The treatment coordinator at our practice began the process of looking for an partial hospitalization program after Princess’ appointment last Tuesday. On Thursday they told us that there was no space currently, but that a space might open this week. Yesterday I got a call that a space had opened up but that I needed to bring her in before her scheduled group therapy session (we’ve reverted to the 5:00-7:00 program every night until we can get her into a hospital program) because the hospital requires a referral evalation that is no more than 24 hours old,and the paperwork needed to be in hand by 4:00. So, the assessment from Friday’s session was no longer valid and last night’s assessment would have been too late to be processed. I left work at 1:00 so I could pick Princess and make one of the open spots. I called the hospital around 4:15 to verify what time I was supposed to bring Princess this morning, only to be told that they  had no idea what I was talking about and that no spaces were available. When I arrived at her group therapy appointment, our treatment coordinator told me that she submitted the paperwork as agreed only to be informed that the space promised a few hours earlier was no longer there. Best case scenario is an opening on Thursday or Friday, but it’s more likely to be some time next week. And so we wait some more, trying not to be overwhelmed by the concern that each day out of a therapeutic and educational routine means more difficulty adjusting back into the routine that one would expect for a 12 year old girl.

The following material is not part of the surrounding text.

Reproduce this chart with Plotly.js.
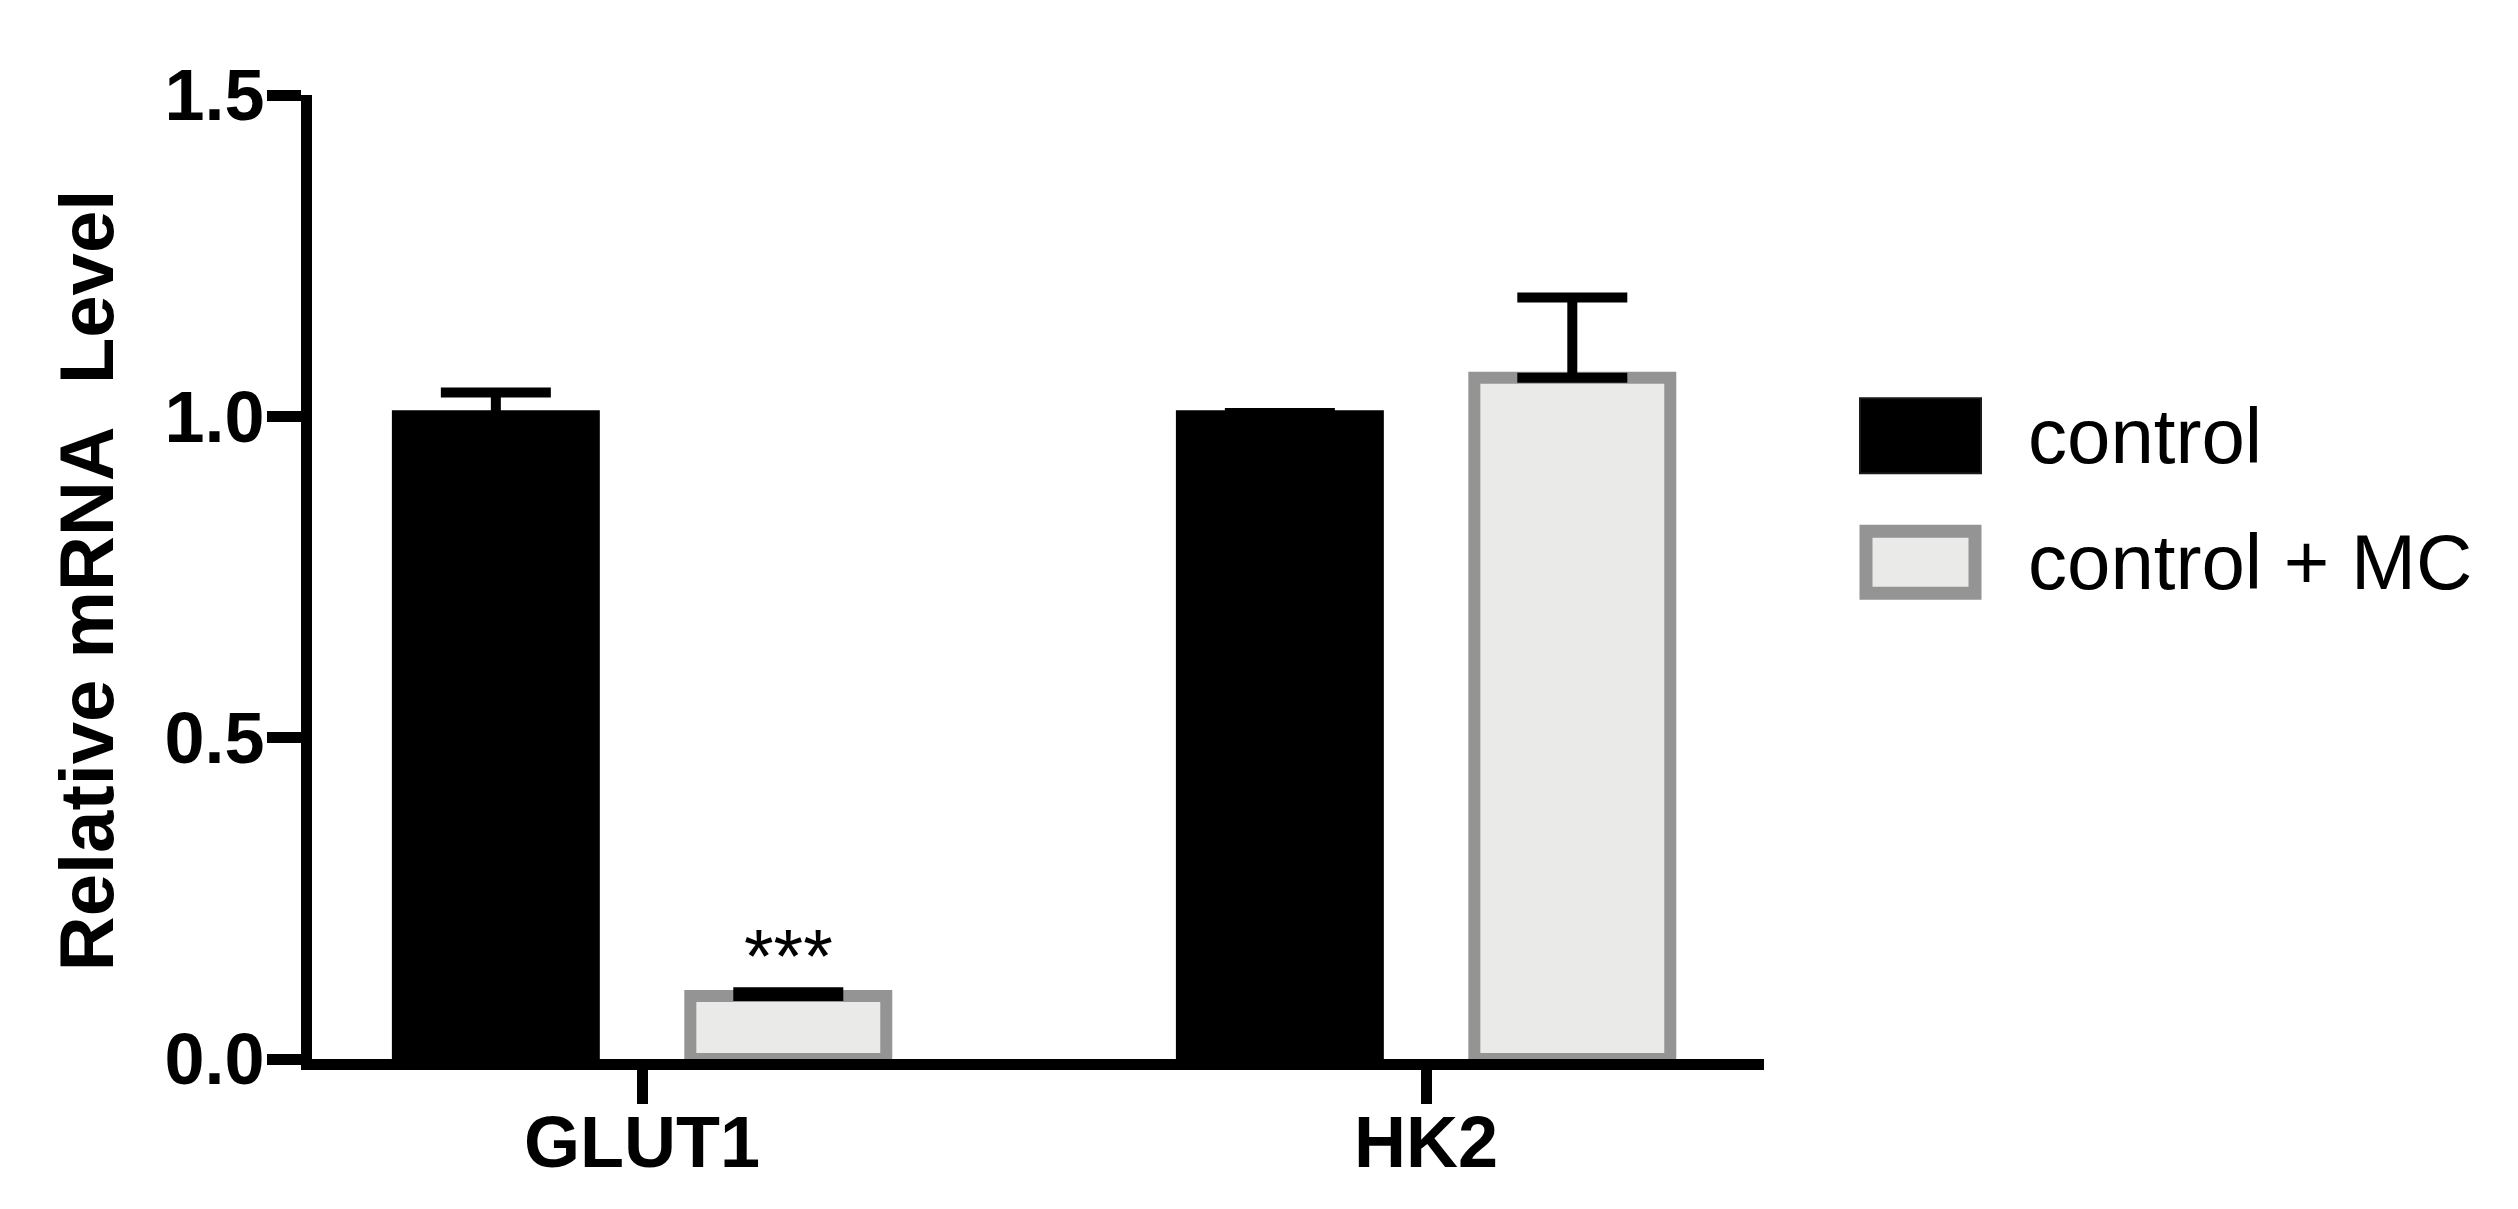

I was home with Princess on Wednesday, and she while trying to reason her out of her room in order to get her to tell me what was wrong (and so I could watch her carefully), the phone rang from the boys’ school. The principal informed me that Hoss had run away from the property and that the police had to be called. She expressed her intention of keeping Hoss in the school building under the care of his gang (principal, VP, counselor, school psychologist, special ed team members, whoever) until something close to normal pick up time. She wanted to let me focus on Princess without needing to also watch Hoss. A few minutes later, the school called again, saying that the police were requiring me to come. In the time it took me to dry my tears, get my shoes on, close up the house and get myself and my daughter into the car, the police officer called to exhort me to get to the school. I arrived and was judged harshly by an officer who was aghast that I was initially not going to come pick Hoss up, who said he was taking Hoss to the emergency room because he had expressed a desire to end his life. Despite the professional opinions of the psychologist, counselor and school principal who administered the suicide threat assessment (a group who understand that his “I hate my life. I wish someone would just kill me” is not actually a true suicidal ideation), the officer took my son to the hospital in a patrol car. I was not allowed to leave until the mobile crisis team dispatched by the county arrived to speak to me. After some begging on my part, the officer allowed the counselor to go to the ER until my husband could get there.  The social worker and psychiatrist at the ER released my son within a few hours, noting that he was not a threat to himself or to others.

I am playing phone tag with my prospective new doctor, in hopes of getting an appointment so I can tell her about the mounting crises that make up my daily life and so I can try to get some relief. I called her on Thursday, but missed her return call at lunchtime on Friday. I called Friday night and left my work number as well as my cell and home, and have not heard back, so I am calling again. The mobile crisis team last Wednesday (a pair of neo-hippies who meant well but had nothing to offer me that I didn’t already have in place) listened to my account of the things that are happening and the things I am going to try to mitigate the turmoil, and they told me that I am doing all the right things. But doing all the right things does not seem to be making anything get better. I shudder to think of what our lives would be right now if I were doing the wrong things.

The energy it takes to get through my day is increasing. The reserves I have are decreasing. Something has got to give very soon.